- Goal -
Only the lines from the one containing "Emit a web page" through the one containing "0.98, 0.97, 0.95];" should be output, both ends included and exactly as they appear, minus any pictures.

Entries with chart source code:

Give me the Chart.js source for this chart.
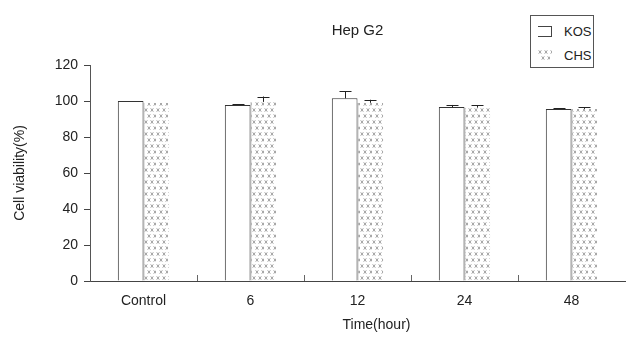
<!DOCTYPE html>
<html>
<head>
<meta charset="utf-8">
<script src="https://cdn.jsdelivr.net/npm/chart.js@4/dist/chart.umd.min.js"></script>
<style>
  html, body { margin: 0; padding: 0; background: #fff; }
  #wrap { position: relative; width: 630px; height: 345px; }
  #legend {
    position: absolute; left: 530px; top: 15px; width: 62px; height: 51px;
    border: 1px solid #555; background: #fff;
    font-family: "Liberation Sans", Arial, sans-serif; font-size: 13px; color: #222;
  }
  .item { position: absolute; left: 7px; height: 12px; line-height: 12px; }
  .item span { position: absolute; left: 26px; top: 0; }
  .sw { position: absolute; left: 0; top: 0; width: 14px; height: 11px; box-sizing: border-box; }
  #kosSw { border-top: 1px solid #444; border-right: 1px solid #444; border-bottom: 1px solid #444; }
</style>
</head>
<body>
<div id="wrap">
  <canvas id="chart" width="630" height="345"></canvas>
  <div id="legend">
    <div class="item" style="top:10px"><div class="sw" id="kosSw"></div><span>KOS</span></div>
    <div class="item" style="top:34px"><canvas class="sw" id="chsSw" width="14" height="11"></canvas><span>CHS</span></div>
  </div>
</div>
<script>
// ---- data ----
const categories = ['Control', '6', '12', '24', '48'];
const kosValues = [100, 97.8, 101.5, 96.6, 95.6];
const kosErr = [0, 0.4, 4, 1.2, 0.5];
const chsValues = [99, 99.5, 99, 96.3, 95.6];
const chsErr = [0, 3, 1.7, 1.3, 0.8];
const yTicks = [0, 20, 40, 60, 80, 100, 120];
const xTitle = 'Time(hour)';

// dotted / starred fill used for the CHS bars
function makePattern() {
  const c = document.createElement('canvas');
  c.width = 12; c.height = 12;
  const g = c.getContext('2d');
  g.fillStyle = '#fff';
  g.fillRect(0, 0, 12, 12);
  g.strokeStyle = '#a8a8a8';
  g.lineWidth = 1;
  [[2, 2], [8, 2], [5, 8], [11, 8]].forEach(([x, y]) => {
    g.beginPath();
    g.moveTo(x - 1.5, y - 1.5); g.lineTo(x + 1.5, y + 1.5);
    g.moveTo(x + 1.5, y - 1.5); g.lineTo(x - 1.5, y + 1.5);
    g.moveTo(x, y - 1.5); g.lineTo(x, y + 1.5);
    g.stroke();
  });
  return document.getElementById('chart').getContext('2d').createPattern(c, 'repeat');
}
const chsFill = makePattern();

// legend swatch
(function () {
  const sw = document.getElementById('chsSw').getContext('2d');
  sw.fillStyle = chsFill;
  sw.fillRect(0, 0, 14, 11);
})();

// one-sided error bars (upper only)
const errorBars = {
  id: 'errorBars',
  afterDatasetsDraw(chart) {
    const ctx = chart.ctx;
    const y = chart.scales.y;
    const errs = [kosErr, chsErr];
    ctx.save();
    ctx.strokeStyle = '#222';
    ctx.lineWidth = 1;
    chart.data.datasets.forEach((ds, di) => {
      chart.getDatasetMeta(di).data.forEach((bar, i) => {
        const e = errs[di][i];
        if (!e) return;
        const top = y.getPixelForValue(ds.data[i] + e);
        const x = Math.round(bar.x) + 0.5;
        ctx.beginPath();
        ctx.moveTo(x, bar.y);
        ctx.lineTo(x, top);
        ctx.moveTo(x - 6, Math.round(top) + 0.5);
        ctx.lineTo(x + 6, Math.round(top) + 0.5);
        ctx.stroke();
      });
    });
    ctx.restore();
  }
};

// short upward marks between the groups, and the x title (sits right of centre)
const groupMarks = {
  id: 'groupMarks',
  afterDraw(chart) {
    const ctx = chart.ctx;
    const x = chart.scales.x;
    const area = chart.chartArea;
    ctx.save();
    ctx.strokeStyle = '#666';
    ctx.lineWidth = 1;
    for (let i = 1; i < categories.length; i++) {
      const px = Math.round((x.getPixelForValue(i - 1) + x.getPixelForValue(i)) / 2) + 0.5;
      ctx.beginPath();
      ctx.moveTo(px, area.bottom);
      ctx.lineTo(px, area.bottom - 6);
      ctx.stroke();
    }
    ctx.fillStyle = '#222';
    ctx.font = '14px "Liberation Sans", Arial, sans-serif';
    ctx.textAlign = 'center';
    ctx.textBaseline = 'middle';
    ctx.fillText(xTitle, (area.left + area.right) / 2 + 19, area.bottom + 44);
    ctx.restore();
  }
};

const font = { family: '"Liberation Sans", Arial, sans-serif', size: 14 };

new Chart(document.getElementById('chart'), {
  type: 'bar',
  data: {
    labels: categories,
    datasets: [{
      label: 'KOS',
      data: kosValues,
      backgroundColor: '#fff',
      borderColor: '#333',
      borderWidth: { top: 1, left: 1, right: 1, bottom: 0 },
      borderSkipped: false,
      categoryPercentage: 0.48,
      barPercentage: 1
    }, {
      label: 'CHS',
      data: chsValues,
      backgroundColor: chsFill,
      borderColor: '#888',
      borderWidth: { top: 0, left: 1, right: 0, bottom: 0 },
      borderSkipped: false,
      categoryPercentage: 0.48,
      barPercentage: 1
    }]
  },
  options: {
    responsive: false,
    animation: false,
    layout: { padding: { left: 0, right: 5, top: 0, bottom: 0 } },
    plugins: {
      legend: { display: false },
      tooltip: { enabled: false },
      title: {
        display: true,
        text: 'Hep G2',
        fullSize: false,
        color: '#222',
        font: { family: font.family, size: 15, weight: 'normal' },
        padding: { top: 22, bottom: 25 }
      }
    },
    scales: {
      x: {
        grid: { display: true, drawOnChartArea: false, drawTicks: false },
        border: { display: true, color: '#444', width: 1 },
        ticks: { color: '#222', font: font, padding: 12 },
        afterFit(s) { s.height = 64; }
      },
      y: {
        min: 0,
        max: 120,
        afterBuildTicks(s) { s.ticks = yTicks.map(v => ({ value: v })); },
        grid: { display: true, drawOnChartArea: false, drawTicks: true, tickLength: 6, color: '#444' },
        border: { display: true, color: '#555', width: 1 },
        ticks: { color: '#222', font: font, padding: 6 },
        title: { display: true, text: 'Cell viability(%)', color: '#222', font: font, padding: { top: 12, bottom: 0 } },
        afterFit(s) { s.width = 90; }
      }
    }
  },
  plugins: [errorBars, groupMarks]
});
</script>
</body>
</html>
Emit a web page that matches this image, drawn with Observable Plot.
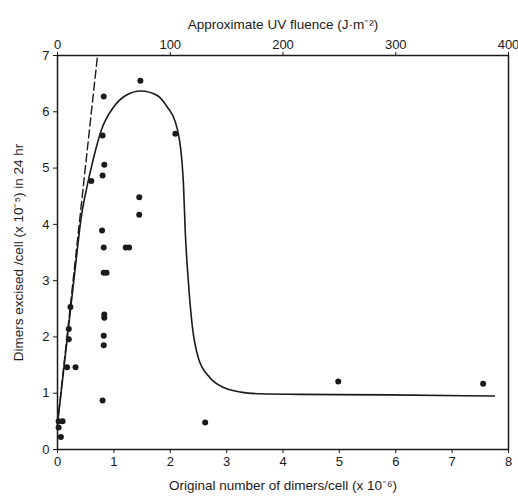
<!DOCTYPE html>
<html>
<head>
<meta charset="utf-8">
<script src="https://cdn.jsdelivr.net/npm/d3@7"></script>
<script src="https://cdn.jsdelivr.net/npm/@observablehq/plot@0.6"></script>
<style>
  html, body { margin: 0; padding: 0; background: #fff; }
  #chart svg { display: block; }
  #chart g[aria-label$="axis label"] text { font-size: 13.5px; }
</style>
</head>
<body>
<div id="chart"></div>
<script>
// Measured excision: original dimers per cell (x 10^-6) vs dimers excised per cell (x 10^-5) in 24 hr
const dimersOriginal = [0.02, 0.09, 0.02, 0.06, 0.17, 0.32, 0.20, 0.20, 0.23, 0.60,
  0.82, 0.80, 0.83, 0.80, 0.79, 0.82, 0.82, 0.87, 0.83, 0.83, 0.82, 0.82, 0.80,
  1.21, 1.27, 1.47, 1.45, 1.45, 2.09, 2.62, 4.98, 7.55];
const dimersExcised = [0.50, 0.50, 0.39, 0.22, 1.46, 1.46, 1.96, 2.14, 2.53, 4.77,
  6.27, 5.58, 5.06, 4.87, 3.89, 3.59, 3.14, 3.14, 2.40, 2.34, 2.02, 1.85, 0.87,
  3.59, 3.59, 6.55, 4.48, 4.17, 5.61, 0.48, 1.21, 1.17];

// Hand-fitted trend through the data
const fitX = [0, 0.33, 0.42, 0.53, 0.64, 0.78, 1.0, 1.21, 1.48, 1.77, 1.95, 2.09, 2.16, 2.205,
  2.235, 2.265, 2.32, 2.39, 2.50, 2.70, 2.95, 3.25, 3.6, 4.3, 5.9, 7.75];
const fitY = [0.45, 3.36, 4.12, 4.70, 5.18, 5.68, 6.09, 6.29, 6.37, 6.29, 6.08, 5.82, 5.52, 5.15,
  4.70, 3.90, 3.00, 2.20, 1.62, 1.28, 1.10, 1.02, 0.99, 0.98, 0.97, 0.95];

// Initial-slope reference line (dashed)
const slopeX = [0, 0.71];
const slopeY = [0.45, 7];

// Axis ticks
const dimerTicks = [0, 1, 2, 3, 4, 5, 6, 7, 8];
const excisedTicks = [0, 1, 2, 3, 4, 5, 6, 7];
const fluenceTicks = [0, 100, 200, 300, 400];
const fluencePerDimer = 50; // J·m⁻² per 10^6 dimers/cell

const points = dimersOriginal.map((x, i) => ({x, y: dimersExcised[i]}));
const fit = fitX.map((x, i) => ({x, y: fitY[i]}));
const slope = slopeX.map((x, i) => ({x, y: slopeY[i]}));

const ink = "#1a1a1a";

const chart = Plot.plot({
  width: 518,
  height: 496,
  marginLeft: 57,
  marginRight: 10,
  marginTop: 55,
  marginBottom: 47,
  style: {fontFamily: "'Liberation Sans', Arial, sans-serif", fontSize: "13px", color: ink, background: "#fff"},
  x: {domain: [0, 8]},
  y: {domain: [0, 7]},
  marks: [
    Plot.frame({stroke: ink, strokeWidth: 1.5}),
    Plot.axisX({
      anchor: "bottom", ticks: dimerTicks, tickFormat: d3.format("d"), tickSize: 4, tickPadding: 3,
      label: "Original number of dimers/cell (x 10⁻⁶)", labelAnchor: "center",
      labelArrow: "none", labelOffset: 40
    }),
    Plot.axisX({
      anchor: "top", ticks: fluenceTicks.map(f => f / fluencePerDimer),
      tickFormat: d => d3.format("d")(d * fluencePerDimer), tickSize: 4, tickPadding: 3,
      label: "Approximate UV fluence (J·m⁻²)", labelAnchor: "center",
      labelArrow: "none", labelOffset: 36
    }),
    Plot.axisY({
      ticks: excisedTicks, tickFormat: d3.format("d"), tickSize: 4, tickPadding: 4,
      label: "Dimers excised /cell (x 10⁻⁵) in 24 hr", labelAnchor: "center",
      labelArrow: "none", labelOffset: 44
    }),
    Plot.line(slope, {x: "x", y: "y", stroke: ink, strokeWidth: 1.4, strokeDasharray: "8,4"}),
    Plot.line(fit, {x: "x", y: "y", curve: "monotone-x", stroke: ink, strokeWidth: 1.6}),
    Plot.dot(points, {x: "x", y: "y", r: 3, fill: ink, stroke: "none"})
  ]
});

document.getElementById("chart").append(chart);
</script>
</body>
</html>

- The reply -
Emit a web page that matches this image, drawn with Observable Plot.
<!DOCTYPE html>
<html>
<head>
<meta charset="utf-8">
<script src="https://cdn.jsdelivr.net/npm/d3@7"></script>
<script src="https://cdn.jsdelivr.net/npm/@observablehq/plot@0.6"></script>
<style>
  html, body { margin: 0; padding: 0; background: #fff; }
  #chart svg { display: block; }
  #chart g[aria-label$="axis label"] text { font-size: 13.5px; }
</style>
</head>
<body>
<div id="chart"></div>
<script>
// Measured excision: original dimers per cell (x 10^-6) vs dimers excised per cell (x 10^-5) in 24 hr
const dimersOriginal = [0.02, 0.09, 0.02, 0.06, 0.17, 0.32, 0.20, 0.20, 0.23, 0.60,
  0.82, 0.80, 0.83, 0.80, 0.79, 0.82, 0.82, 0.87, 0.83, 0.83, 0.82, 0.82, 0.80,
  1.21, 1.27, 1.47, 1.45, 1.45, 2.09, 2.62, 4.98, 7.55];
const dimersExcised = [0.50, 0.50, 0.39, 0.22, 1.46, 1.46, 1.96, 2.14, 2.53, 4.77,
  6.27, 5.58, 5.06, 4.87, 3.89, 3.59, 3.14, 3.14, 2.40, 2.34, 2.02, 1.85, 0.87,
  3.59, 3.59, 6.55, 4.48, 4.17, 5.61, 0.48, 1.21, 1.17];

// Hand-fitted trend through the data
const fitX = [0, 0.33, 0.42, 0.53, 0.64, 0.78, 1.0, 1.21, 1.48, 1.77, 1.95, 2.09, 2.16, 2.205,
  2.235, 2.265, 2.32, 2.39, 2.50, 2.70, 2.95, 3.25, 3.6, 4.3, 5.9, 7.75];
const fitY = [0.45, 3.36, 4.12, 4.70, 5.18, 5.68, 6.09, 6.29, 6.37, 6.29, 6.08, 5.82, 5.52, 5.15,
  4.70, 3.90, 3.00, 2.20, 1.62, 1.28, 1.10, 1.02, 0.99, 0.98, 0.97, 0.95];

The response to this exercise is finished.